Pre-Approved Building Plans: The Challenge & Response

Anthony Harris
Anthony Harris
  • Updated

The challenge

With the regulations we have in place today, we have locked our neighborhoods into stasis. 

When our current housing stock can’t easily evolve because of zoning codes or other regulations, there's no real incentive or mechanism to improve what’s already here.

Instead, many communities respond by building large subdivisions on the edge of town. Homes in these developments may be out of reach for a first-time homebuyer or too much space for a single person without a family.
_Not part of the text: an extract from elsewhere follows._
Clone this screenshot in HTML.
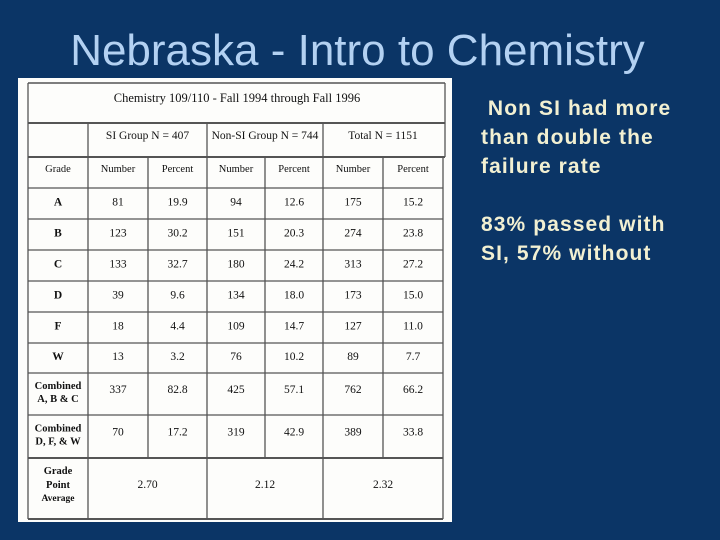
<!DOCTYPE html>
<html><head><meta charset="utf-8"><style>
html,body{margin:0;padding:0;background:#0b3566;}
#slide{position:relative;width:720px;height:540px;background:#0b3566;overflow:hidden;font-family:"Liberation Sans",sans-serif;}
#title{position:absolute;left:0;top:25px;width:715px;text-align:center;color:#b3d1f2;font-size:44px;line-height:52px;}
.bul{position:absolute;left:481px;color:#f2f0d2;font-weight:bold;font-size:21px;letter-spacing:1.1px;line-height:29px;}
</style></head><body>
<div id="slide">
<div id="title">Nebraska - Intro to Chemistry</div>
<div class="bul" style="top:94px">&nbsp;Non SI had more<br>than double the<br>failure rate</div>
<div class="bul" style="top:210px">83% passed with<br>SI, 57% without</div>
<svg id="tbl" width="720" height="540" style="position:absolute;left:0;top:0"></svg>
</div>
<script>
const grades=["A","B","C","D","F","W"];
const siNum=["81","123","133","39","18","13"];
const siPct=["19.9","30.2","32.7","9.6","4.4","3.2"];
const nonNum=["94","151","180","134","109","76"];
const nonPct=["12.6","20.3","24.2","18.0","14.7","10.2"];
const totNum=["175","274","313","173","127","89"];
const totPct=["15.2","23.8","27.2","15.0","11.0","7.7"];
const combABC=["337","82.8","425","57.1","762","66.2"];
const combDFW=["70","17.2","319","42.9","389","33.8"];
const gpa=["2.70","2.12","2.32"];
const groups=["SI Group N = 407","Non-SI Group N = 744","Total N = 1151"];
const subHeads=["Number","Percent","Number","Percent","Number","Percent"];

const svg=document.getElementById('tbl');
const NS="http://www.w3.org/2000/svg";
function mk(tag,attrs){const e=document.createElementNS(NS,tag);for(const k in attrs)e.setAttribute(k,attrs[k]);svg.appendChild(e);return e;}
function txt(x,y,s,name,opt){const t=mk('text',{x:x,y:y,'text-anchor':'middle','font-family':'"Liberation Serif",serif','font-size':(opt&&opt.fs)||11.5,fill:'#111','font-weight':(opt&&opt.bold)?'bold':'normal'});t.textContent=s;


return t;}
function line(x1,y1,x2,y2,w){const l=mk('line',{x1:x1,y1:y1,x2:x2,y2:y2,stroke:'#555','stroke-width':w||1.3});

}

const bg=mk('rect',{x:18,y:78,width:434,height:444,fill:'#fdfdfb'});



const L=28,R=445;
const colX=[L,88,148,207,265,323,383,443];
const rowY=[83,123,157,188,219,250,281,312,343,373,415,458,519];
line(L,83,R,83,1.5);line(L,123,R,123,2);line(L,83,L,123);line(R,83,R,123);
txt(237,102,"Chemistry 109/110 - Fall 1994 through Fall 1996","table-caption",{fs:12.5});
line(L,157,R,157,2);
[L,88,207,323,R].forEach(x=>line(x,123,x,157));
groups.forEach((g,i)=>txt((colX[1+2*i]+colX[3+2*i])/2,139,g,"group-header",{}));
for(let r=2;r<rowY.length;r++)line(L,rowY[r],443,rowY[r],r==11||r==12?2:1.3);
for(let c=0;c<colX.length;c++){const full=(c==0||c==1||c==3||c==5||c==7);line(colX[c],157,colX[c],full?519:458);}
const cx=i=>(colX[i]+colX[i+1])/2;
txt(cx(0),172,"Grade","grade-header",{fs:10.5});
subHeads.forEach((s,i)=>txt(cx(i+1),172,s,"sub-header",{fs:10.5}));
grades.forEach((g,r)=>{
 const y=(rowY[r+3]+rowY[r+4])/2+2;
 txt(cx(0),y,g,"grade-label",{bold:true});
 [siNum,siPct,nonNum,nonPct,totNum,totPct].forEach((arr,c)=>txt(cx(c+1),y,arr[r],"cell-value",{}));
});
[[combABC,"A, B & C"],[combDFW,"D, F, & W"]].forEach((row,k)=>{
 const y0=rowY[k+9],y1=rowY[k+10],ym=(y0+y1)/2;
 txt(cx(0),ym-5,"Combined","combined-label",{bold:true,fs:10.5});
 txt(cx(0),ym+8,row[1],"combined-label",{bold:true,fs:10.5});
 row[0].forEach((v,c)=>txt(cx(c+1),ym-1,v,"cell-value",{}));
});
txt(cx(0),474,"Grade","gpa-label",{bold:true,fs:10.5});
txt(cx(0),488,"Point","gpa-label",{bold:true,fs:10.5});
txt(cx(0),501,"Average","gpa-label",{bold:true,fs:9.5});
gpa.forEach((v,i)=>txt((colX[1+2*i]+colX[3+2*i])/2,488,v,"gpa-value",{}));
</script>
</body></html>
Plus, these large-leap, all-at-once developments require new pipes, roads, and other infrastructure, creating unknown long-term fiscal liabilities. 

When it comes to housing, many cities think big and: 

  • Seek state and federal grants.
  • Develop codes and procedures for large-scale neighborhood developments. 
  • Attempt to lure builders from other places with subsidies.

To build a strong town, we need to think on a smaller scale. 

Instead of large leaps, we need small steps. Instead of all-at-once development, we need incremental growth built by many hands. 


The Response: Pre-approved Building Plans

Our neighborhoods are works in progress and are meant to mature over time. As our neighborhoods grow slowly in response to the needs of the people who live there, our city becomes the best version of itself. 

Several cities—like South Bend, Indiana, and Groveland, Florida—have recognized the need to shift away from large developments and focus on the neighborhoods they already have. 

These cities discovered they could tap into the housing potential within existing neighborhoods if they developed pre-approved home plans to streamline the building process and encourage infill developments within existing neighborhoods.

In addition to making the smallest increment of development possible, these pre-approved building plans:

  • Lower the bar to entry for those who want to build a home within an existing neighborhood.
  • Introduce traditional building and missing-middle housing types.
  • Streamline the approval process to reduce municipal involvement so people can start building faster.
  • Encourage development in the community and allow the private sector to lead with investment.
  • Direct the vision for the community in both unit types and architectural style.
  • Support a local ecosystem and get money off the sidelines and invested back into the community.